Lindo determinedly delves directly into the three-dimensionality of this wounded warrior, and he heroically highlights all of Paul’s hurt while never losing sight of his soul. Paul is a deeply disturbed individual, but he is not a stereotype by any stretch of the imagination, and Lindo affords him the authenticity to be able to offer his own account of his life with all its complexities and contradictions. It’s a powerhouse performance that sears itself into every viewer’s psyche, and, it should absolutely be at the center of any awards-season related conversation for months to come.

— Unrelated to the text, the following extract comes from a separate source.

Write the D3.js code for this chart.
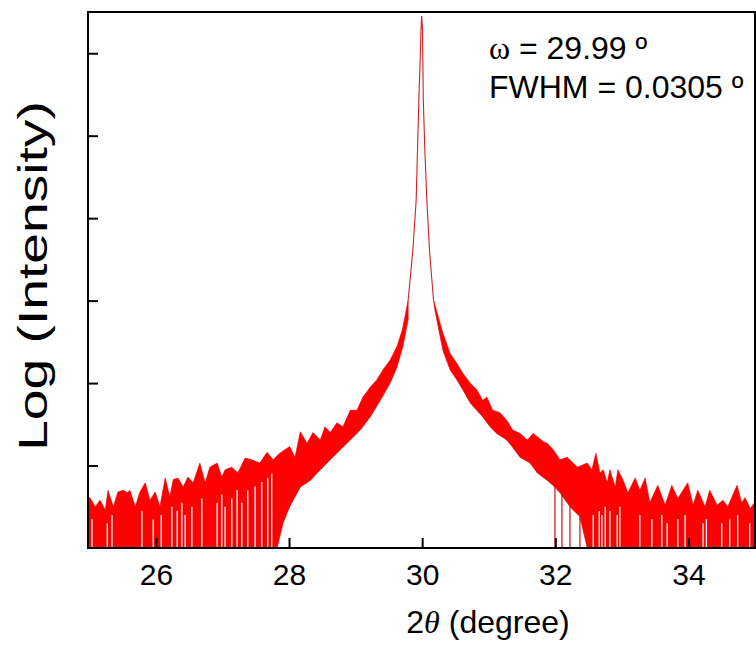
<!DOCTYPE html>
<html>
<head>
<meta charset="utf-8">
<script src="https://cdn.jsdelivr.net/npm/d3@7"></script>
<style>
  html, body { margin: 0; padding: 0; background: #fff; overflow: hidden; }
  svg { display: block; overflow: visible; font-family: "Liberation Sans", Arial, sans-serif; }
</style>
</head>
<body>
<div id="chart"></div>
<script>
// x ticks (2theta, degree)
var xTicks = [26, 28, 30, 32, 34];
// y ticks (log10 of intensity), no labels in the original
var yTicks = [1, 2, 3, 4, 5, 6];

// noisy band, left of the peak: upper / lower envelope  [2theta, log10(I)]
var upperLeft = [[24.98,0.61],[25.01,0.61],[25.09,0.50],[25.16,0.58],[25.24,0.46],[25.28,0.70],[25.36,0.50],
  [25.43,0.68],[25.51,0.70],[25.57,0.67],[25.61,0.70],[25.69,0.50],[25.76,0.68],[25.84,0.79],[25.91,0.58],
  [25.99,0.68],[26.06,0.50],[26.14,0.85],[26.21,0.62],[26.26,0.83],[26.33,0.85],[26.41,0.74],[26.48,0.86],
  [26.56,0.79],[26.66,1.03],[26.74,0.79],[26.81,0.98],[26.92,1.03],[26.99,0.86],[27.04,0.95],[27.14,0.98],
  [27.23,0.91],[27.34,1.09],[27.44,1.07],[27.56,1.03],[27.67,1.16],[27.76,1.07],[27.86,1.15],[28.01,1.23],
  [28.09,1.10],[28.17,1.41],[28.27,1.27],[28.36,1.40],[28.47,1.31],[28.54,1.47],[28.62,1.40],[28.72,1.52],
  [28.81,1.47],[28.92,1.67],[29.02,1.67],[29.11,1.83],[29.22,1.95],[29.32,2.04],[29.41,2.16],[29.52,2.28],
  [29.62,2.44],[29.70,2.64],[29.74,2.80],[29.79,3.01]];
var lowerLeft = [[24.98,0],[27.82,0],[27.91,0.30],[28.01,0.50],[28.17,0.74],[28.32,0.82],[28.47,0.95],
  [28.62,1.07],[28.77,1.19],[28.92,1.31],[29.07,1.43],[29.22,1.59],[29.37,1.79],[29.52,2.00],[29.62,2.19],
  [29.71,2.44],[29.79,2.77]];

// the sharp peak itself
var peakProfile = [[29.79,3.01],[29.86,3.61],[29.91,4.22],[29.95,5.43],[29.97,5.92],[29.982,6.28],
  [29.993,6.45],[30.005,6.28],[30.017,5.43],[30.04,4.83],[30.07,4.22],[30.11,3.61],[30.17,3.01]];

// noisy band, right of the peak
var upperRight = [[30.17,3.01],[30.31,2.61],[30.42,2.36],[30.52,2.24],[30.61,2.12],[30.72,2.00],[30.82,1.92],
  [30.91,1.79],[30.97,1.83],[31.06,1.67],[31.17,1.64],[31.27,1.55],[31.36,1.43],[31.47,1.39],[31.58,1.31],
  [31.67,1.39],[31.82,1.29],[31.88,1.27],[31.97,1.19],[32.07,1.07],[32.18,1.10],[32.27,1.03],[32.33,0.98],
  [32.48,1.03],[32.55,0.95],[32.61,1.15],[32.67,0.91],[32.72,0.95],[32.78,0.79],[32.82,0.95],[32.90,0.74],
  [32.94,0.95],[33.02,0.82],[33.09,0.67],[33.20,0.85],[33.27,0.70],[33.35,0.85],[33.42,0.55],[33.54,0.76],
  [33.65,0.52],[33.75,0.76],[33.84,0.60],[33.99,0.79],[34.07,0.52],[34.14,0.70],[34.25,0.50],[34.32,0.70],
  [34.43,0.52],[34.52,0.58],[34.59,0.50],[34.73,0.76],[34.80,0.55],[34.85,0.61],[34.93,0.48],[35.00,0.56]];
var lowerRight = [[30.17,3.01],[30.19,2.89],[30.31,2.40],[30.42,2.16],[30.52,2.04],[30.61,1.92],[30.72,1.76],
  [30.82,1.67],[30.91,1.59],[31.02,1.47],[31.12,1.39],[31.27,1.31],[31.36,1.22],[31.47,1.10],[31.62,1.03],
  [31.73,0.91],[31.88,0.82],[31.98,0.75],[32.07,0.67],[32.22,0.50],[32.37,0.38],[32.48,0],[35.00,0]];

// points where the counts fall to the baseline: [2theta, level the dip starts from]
var dropsInBand = [[25.04,0.35],[25.27,0.30],[25.34,0.40],[25.79,0.45],[25.96,0.35],[26.08,0.40],[26.24,0.50],
  [26.32,0.45],[26.39,0.55],[26.44,0.40],[26.54,0.50],[26.69,0.60],[26.92,0.55],[26.99,0.65],[27.04,0.50],
  [27.14,0.60],[27.22,0.70],[27.29,0.55],[27.38,0.70],[27.49,0.75],[27.59,0.80],[27.68,0.85],[27.74,0.90],
  [32.57,0.40],[32.66,0.45],[32.70,0.40],[32.75,0.50],[32.82,0.45],[32.93,0.40],[32.97,0.50],[33.27,0.40],
  [33.45,0.35],[33.60,0.40],[33.68,0.30],[33.84,0.35],[33.95,0.40],[34.22,0.30],[34.27,0.35],[34.50,0.30],
  [34.62,0.35],[34.74,0.40],[34.92,0.30]];
var dropsBelowBand = [[31.995,0.78],[32.10,0.65],[32.22,0.50],[32.37,0.38]];

var width = 756, height = 646;
var margin = { left: 88, top: 12, right: 1, bottom: 98 };
var innerWidth = width - margin.left - margin.right;
var innerHeight = height - margin.top - margin.bottom;

var svg = d3.select("#chart").append("svg")
  .attr("width", width)
  .attr("height", height);

var g = svg.append("g")
  .attr("transform", "translate(" + margin.left + "," + margin.top + ")");

var x = d3.scaleLinear().domain([24.98, 35]).range([0, innerWidth]);
var y = d3.scaleLinear().domain([0, 6.5]).range([innerHeight, 0]);

g.append("clipPath").attr("id", "clip")
  .append("rect").attr("width", innerWidth).attr("height", innerHeight);

var line = d3.line().x(d => x(d[0])).y(d => y(d[1]));
var plot = g.append("g").attr("clip-path", "url(#clip)");

// bands: upper envelope then the lower one walked back
[[upperLeft, lowerLeft], [upperRight, lowerRight]].forEach(function(b) {
  plot.append("path")
    .attr("d", line(b[0].concat(b[1].slice().reverse())) + "Z")
    .attr("fill", "#ff0000")
    .attr("stroke", "#e00000")
    .attr("stroke-width", 0.6)
    .attr("stroke-linejoin", "miter");
});

// dips to zero inside the band show up as white slits
plot.selectAll(".gap").data(dropsInBand).join("line")
  .attr("class", "gap")
  .attr("x1", d => x(d[0])).attr("x2", d => x(d[0]))
  .attr("y1", y(0)).attr("y2", d => y(d[1]))
  .attr("stroke", "#fff")
  .attr("stroke-width", 1.3);

// dips below the band show up as red lines
plot.selectAll(".drop").data(dropsBelowBand).join("line")
  .attr("class", "drop")
  .attr("x1", d => x(d[0])).attr("x2", d => x(d[0]))
  .attr("y1", y(0)).attr("y2", d => y(d[1]))
  .attr("stroke", "#d01010")
  .attr("stroke-width", 1.2);

plot.append("path")
  .datum(peakProfile)
  .attr("d", line)
  .attr("fill", "none")
  .attr("stroke", "#d42020")
  .attr("stroke-width", 1.1);

// axes: ticks point inwards
var xAxis = d3.axisBottom(x).tickValues(xTicks).tickSize(-10).tickPadding(16).tickFormat(d3.format("d"));
var xAxisG = g.append("g")
  .attr("transform", "translate(0," + innerHeight + ")")
  .call(xAxis);
xAxisG.select(".domain").remove();
xAxisG.selectAll("line").attr("stroke", "#000").attr("stroke-width", 2);
xAxisG.selectAll("text")
  .attr("font-size", 30)
  .attr("font-family", "Liberation Sans, Arial, sans-serif")
  .attr("fill", "#000");

var yAxis = d3.axisLeft(y).tickValues(yTicks).tickSize(-10).tickFormat("");
var yAxisG = g.append("g").call(yAxis);
yAxisG.select(".domain").remove();
yAxisG.selectAll("line").attr("stroke", "#000").attr("stroke-width", 2);

// frame
g.append("rect")
  .attr("width", innerWidth)
  .attr("height", innerHeight)
  .attr("fill", "none")
  .attr("stroke", "#000")
  .attr("stroke-width", 2);

// axis titles
var xTitle = svg.append("text")
  .attr("x", 488)
  .attr("y", 633)
  .attr("text-anchor", "middle")
  .attr("font-size", 32)
  .attr("fill", "#000");
xTitle.append("tspan").text("2");
xTitle.append("tspan").attr("font-family", "Liberation Serif, serif").attr("font-style", "italic").text("θ");
xTitle.append("tspan").text(" (degree)");

// the original's y title is stretched along its length
svg.append("text")
  .attr("transform", "translate(47," + (margin.top + innerHeight / 2 - 4) + ") rotate(-90) scale(1.38,1)")
  .attr("text-anchor", "middle")
  .attr("font-size", 40)
  .attr("fill", "#000")
  .text("Log (Intensity)");

// annotation
var ann = svg.append("text")
  .attr("x", 489)
  .attr("y", 59)
  .attr("font-size", 32)
  .attr("fill", "#000");
ann.append("tspan").attr("font-family", "Liberation Serif, serif").text("ω");
ann.append("tspan").text(" = 29.99 º");

svg.append("text")
  .attr("x", 489)
  .attr("y", 98)
  .attr("font-size", 32)
  .attr("fill", "#000")
  .text("FWHM = 0.0305 º");
</script>
</body>
</html>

In the director’s chair, Lee is just as wondrously wild as he is with his writing, filming the 60s-set fight scenes with a fiery fury that could only belong to this audacious artist. His effervescent endurance is felt throughout every frame, and even as the film meanders a tad in its middle stretch, Lee brings that buzz back with a terrifyingly tense third act that starts with one of the most suspenseful sequences in the director’s entire filmography. Lee receives accomplished assists from cinematographer Newton Thomas Sigel (Drive, Bohemian Rhapsody), who captures both the bountiful beauty and the bleak barbarism of the Vietnam environment in equal measure, and editor Adam Gough (Roma), who keeps the chaos moving at a clip by brilliantly balancing beats between the two time periods and easing us into these transitions with appealing aspect ratio alterations.
Though perhaps less concentrated and crowd-pleasing than Lee’s last film, BlacKkKlansman, Da 5 Bloods is nevertheless a harrowing and holistic history lesson with stupendous substance for all to savor. It’s almost impossible to sum up this monster of a movie in one statement, so instead, I will conclude by shining a light on a striking choice that Lee makes when shooting his protagonists in their past; as opposed to de-aging his actors (à la The Irishman), Lee lets Peters, Lewis, Whitlock Jr., and Lindo remain as they are and as we view them in the present. To some, this may feel jarring, but when Lee’s greater genius comes into focus, all of the pieces of his plan fall into place. These men appear physically unchanged in these flashbacks because, in their minds, they never truly left; the conflict has never ceased. Whether it be related to Vietnam or the Civil Rights movement, they are fixedly frozen in time, in continuing combat.
For some, the war can never truly be won.
Da 5 Bloods is available to watch on Netflix.